• **AIM OF THE TASK**:
Could the lines from the start of the data through the line with "Chart.register(...registerables);" be set down exactly, with no pictures among them?

• **GIVEN INFORMATION**:
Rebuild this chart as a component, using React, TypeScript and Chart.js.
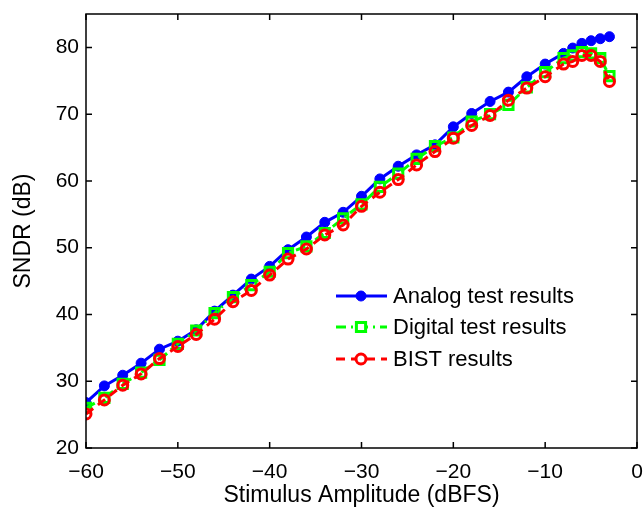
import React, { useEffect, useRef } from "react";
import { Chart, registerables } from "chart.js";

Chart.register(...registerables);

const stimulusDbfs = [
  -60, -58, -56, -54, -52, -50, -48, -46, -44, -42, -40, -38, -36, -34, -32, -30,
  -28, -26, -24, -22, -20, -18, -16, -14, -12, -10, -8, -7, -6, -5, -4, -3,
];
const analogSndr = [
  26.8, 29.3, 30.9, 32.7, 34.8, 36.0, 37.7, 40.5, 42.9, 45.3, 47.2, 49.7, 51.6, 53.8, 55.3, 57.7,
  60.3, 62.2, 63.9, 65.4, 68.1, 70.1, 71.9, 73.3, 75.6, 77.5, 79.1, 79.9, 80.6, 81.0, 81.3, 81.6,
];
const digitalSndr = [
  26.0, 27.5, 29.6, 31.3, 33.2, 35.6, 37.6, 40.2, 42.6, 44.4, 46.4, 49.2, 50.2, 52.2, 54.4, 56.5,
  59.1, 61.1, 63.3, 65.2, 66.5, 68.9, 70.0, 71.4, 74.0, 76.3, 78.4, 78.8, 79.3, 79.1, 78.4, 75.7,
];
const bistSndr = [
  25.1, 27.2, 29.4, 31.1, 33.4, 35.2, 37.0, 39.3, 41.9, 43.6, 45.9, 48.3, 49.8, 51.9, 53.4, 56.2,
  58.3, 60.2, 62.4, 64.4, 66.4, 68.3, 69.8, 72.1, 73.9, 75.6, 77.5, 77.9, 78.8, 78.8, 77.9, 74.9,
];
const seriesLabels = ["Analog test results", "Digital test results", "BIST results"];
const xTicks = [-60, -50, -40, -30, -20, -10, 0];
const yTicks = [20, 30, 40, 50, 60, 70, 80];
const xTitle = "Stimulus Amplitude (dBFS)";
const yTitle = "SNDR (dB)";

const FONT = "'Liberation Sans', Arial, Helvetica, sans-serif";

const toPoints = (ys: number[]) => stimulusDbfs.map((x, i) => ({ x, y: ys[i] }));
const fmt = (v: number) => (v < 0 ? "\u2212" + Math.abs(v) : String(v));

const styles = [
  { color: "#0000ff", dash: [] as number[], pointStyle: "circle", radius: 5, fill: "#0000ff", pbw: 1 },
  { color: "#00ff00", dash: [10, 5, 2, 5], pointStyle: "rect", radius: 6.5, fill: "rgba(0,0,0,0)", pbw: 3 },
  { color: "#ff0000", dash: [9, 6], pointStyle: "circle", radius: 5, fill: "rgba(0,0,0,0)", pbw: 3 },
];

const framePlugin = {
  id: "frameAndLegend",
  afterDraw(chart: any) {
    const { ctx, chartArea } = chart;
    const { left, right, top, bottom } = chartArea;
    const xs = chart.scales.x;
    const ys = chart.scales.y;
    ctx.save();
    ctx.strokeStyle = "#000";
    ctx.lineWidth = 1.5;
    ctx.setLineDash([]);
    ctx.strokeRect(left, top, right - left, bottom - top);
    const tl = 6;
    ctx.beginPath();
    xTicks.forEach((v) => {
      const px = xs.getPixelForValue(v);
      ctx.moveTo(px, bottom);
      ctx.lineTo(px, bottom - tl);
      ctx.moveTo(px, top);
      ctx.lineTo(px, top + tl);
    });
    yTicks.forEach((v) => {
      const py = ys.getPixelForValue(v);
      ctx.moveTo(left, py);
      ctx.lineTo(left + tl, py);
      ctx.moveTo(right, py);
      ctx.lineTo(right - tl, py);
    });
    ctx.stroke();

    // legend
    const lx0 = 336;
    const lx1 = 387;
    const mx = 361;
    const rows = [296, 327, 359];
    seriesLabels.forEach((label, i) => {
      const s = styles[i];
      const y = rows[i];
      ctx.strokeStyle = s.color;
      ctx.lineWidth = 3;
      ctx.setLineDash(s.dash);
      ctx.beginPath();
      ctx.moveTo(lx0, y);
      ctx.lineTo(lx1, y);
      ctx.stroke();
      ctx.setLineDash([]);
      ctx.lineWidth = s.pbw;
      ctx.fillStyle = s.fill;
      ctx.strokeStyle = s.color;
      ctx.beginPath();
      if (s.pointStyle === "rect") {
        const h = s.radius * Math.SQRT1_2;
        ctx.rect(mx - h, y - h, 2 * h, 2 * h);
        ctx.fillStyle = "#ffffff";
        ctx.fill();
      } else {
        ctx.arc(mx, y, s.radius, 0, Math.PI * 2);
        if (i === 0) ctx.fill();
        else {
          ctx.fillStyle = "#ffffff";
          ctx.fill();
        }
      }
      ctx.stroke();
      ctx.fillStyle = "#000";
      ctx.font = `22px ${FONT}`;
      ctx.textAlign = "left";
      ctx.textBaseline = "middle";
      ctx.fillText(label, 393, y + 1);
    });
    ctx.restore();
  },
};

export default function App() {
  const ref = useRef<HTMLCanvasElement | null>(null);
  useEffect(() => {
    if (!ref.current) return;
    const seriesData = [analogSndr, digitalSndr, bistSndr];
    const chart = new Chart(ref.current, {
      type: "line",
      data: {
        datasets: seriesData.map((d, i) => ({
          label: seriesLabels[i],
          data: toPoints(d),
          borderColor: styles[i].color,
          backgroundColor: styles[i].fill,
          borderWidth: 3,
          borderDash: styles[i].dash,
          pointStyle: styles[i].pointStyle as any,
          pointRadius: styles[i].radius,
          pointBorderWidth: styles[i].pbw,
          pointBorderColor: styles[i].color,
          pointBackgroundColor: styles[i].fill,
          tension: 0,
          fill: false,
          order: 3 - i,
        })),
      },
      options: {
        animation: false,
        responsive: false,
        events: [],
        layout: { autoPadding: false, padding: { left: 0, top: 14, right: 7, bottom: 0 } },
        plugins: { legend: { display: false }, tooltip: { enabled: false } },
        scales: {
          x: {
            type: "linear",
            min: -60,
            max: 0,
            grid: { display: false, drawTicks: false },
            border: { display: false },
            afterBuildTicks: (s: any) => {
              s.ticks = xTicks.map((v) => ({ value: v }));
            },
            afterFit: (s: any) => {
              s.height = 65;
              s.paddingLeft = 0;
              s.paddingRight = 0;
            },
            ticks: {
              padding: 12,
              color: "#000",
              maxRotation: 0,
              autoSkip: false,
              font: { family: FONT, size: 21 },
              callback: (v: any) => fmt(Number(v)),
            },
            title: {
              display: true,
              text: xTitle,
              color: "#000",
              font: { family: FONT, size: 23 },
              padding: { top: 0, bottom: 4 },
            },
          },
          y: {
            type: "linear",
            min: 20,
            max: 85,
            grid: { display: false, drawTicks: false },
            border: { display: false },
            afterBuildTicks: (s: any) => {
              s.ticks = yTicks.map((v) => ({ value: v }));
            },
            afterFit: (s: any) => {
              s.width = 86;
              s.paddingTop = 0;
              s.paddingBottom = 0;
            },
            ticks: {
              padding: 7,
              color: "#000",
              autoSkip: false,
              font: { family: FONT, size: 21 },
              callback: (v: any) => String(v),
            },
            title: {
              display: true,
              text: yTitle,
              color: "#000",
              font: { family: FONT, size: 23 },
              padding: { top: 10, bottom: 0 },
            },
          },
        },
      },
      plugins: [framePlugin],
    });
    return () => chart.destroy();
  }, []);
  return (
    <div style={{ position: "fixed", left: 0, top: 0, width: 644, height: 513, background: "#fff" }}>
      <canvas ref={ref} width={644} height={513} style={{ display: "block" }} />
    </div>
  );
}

• **REPLY**:
Rebuild this chart as a component, using React, TypeScript and Chart.js.
import React, { useEffect, useRef } from "react";
import { Chart, registerables } from "chart.js";

Chart.register(...registerables);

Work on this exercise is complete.